John Horgan, a teacher at Stevens Institute of Technology in the United States, introduces Bayes’s theorem in an article in *Scientific American.*

Bayes’ theorem is named after its inventor, 18th century church minister Thomas Bayes, and is a method for calculating the validity of beliefs based on the best available evidence. It can be simply described as “Initial belief plus new evidence = new and improved belief.” A more detailed version is:

The probability that a belief is true given new evidence equals the probability that the belief is true regardless of that evidence times the probability that the evidence is true given that the belief is true divided by the probability that the evidence is true regardless of whether the belief is true.

The form of the basic mathematical formula is:

P(B|E) = P(B) X P(E|B) / P(E), with P standing for probability, B for belief and E for evidence. P(B) is the probability that B is true, and P(E) is the probability that E is true. P(B|E) means the probability of B if E is true, and P(E|B) is the probability of E if B is true.
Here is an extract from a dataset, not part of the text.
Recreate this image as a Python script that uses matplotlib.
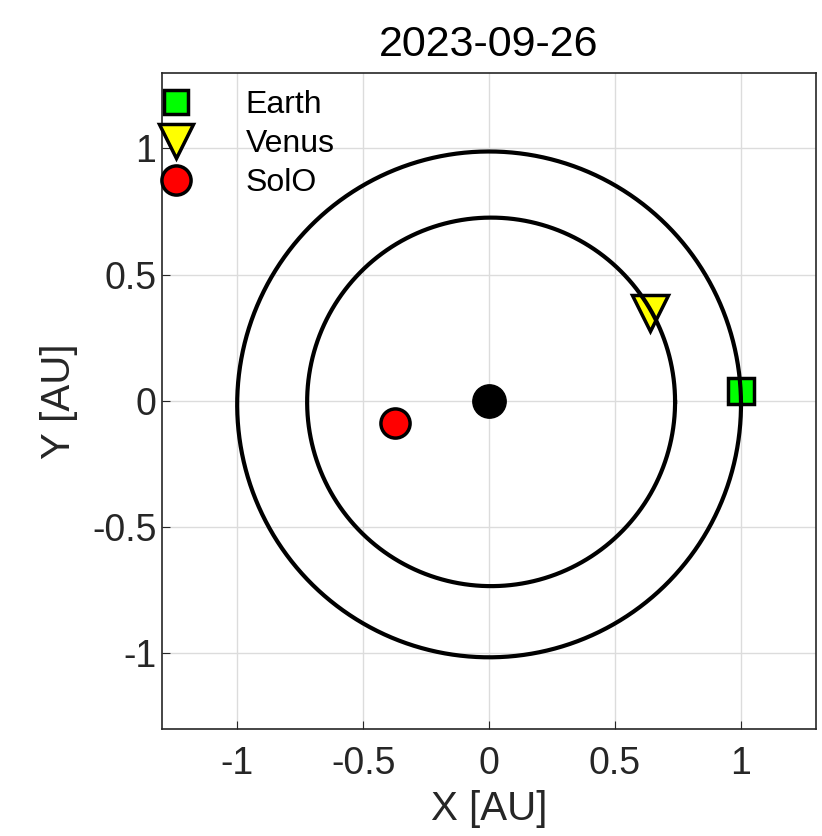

Horgan describes the effective application of Bayes’ theorem, but warns that it “is just a codification of common sense.” He further alerts that it is open to abuse and can facilitate confirmation bias. He states that:

Embedded in Bayes’ theorem is a moral message: If you aren’t scrupulous in seeking alternative explanations for your evidence, the evidence will just confirm what you already believe.

In a subsequent article, Horgan discusses the two-day meeting titled “Is the Brain Bayesian?” that he attended at New York University. Some scientists propose that our brains employ Bayesian algorithms, and the meeting aired a range of questions in regard to this.

Horgan summarises the perspectives of the first two speakers at the meeting, who in turn provided overviews of the pros and cons of the Bayesian brain hypothesis.

The first speaker, Joshua Tenenbaum of MIT, argued that the Bayesian model they have been building is superior for modelling cognition, with their research published in the journal *Science*.

The second speaker, Jeffrey Bowers, a psychologist at the University of Bristol, reprised a 2012 paper he had co-written, titled “Bayesian just-so stories in psychology and neuroscience”. He argued that nearly any cognitive task can be replicated by Bayesian models, and that they are immune to falsification because they are so flexible.

Horgan lends his support to Bowers’ argument, saying that:

…the Bayesian-brain thesis can be boiled down to a dubious syllogism: Our brains excel at certain tasks. Bayesians programs excel at similar tasks. Therefore our brains employ Bayesian programs.

There are obvious limits to this logic. Peregrine falcons excel at flying, and so do F15 jets. No one claims that peregrine falcons must therefore employ jet propulsion, because any fool can see that the mechanics of peregrine and jet propulsion are utterly unlike. If the analogy between our brains and Bayesian machines isn’t self-evidently foolish, that’s only because the mechanics of our cognition remain largely hidden from us.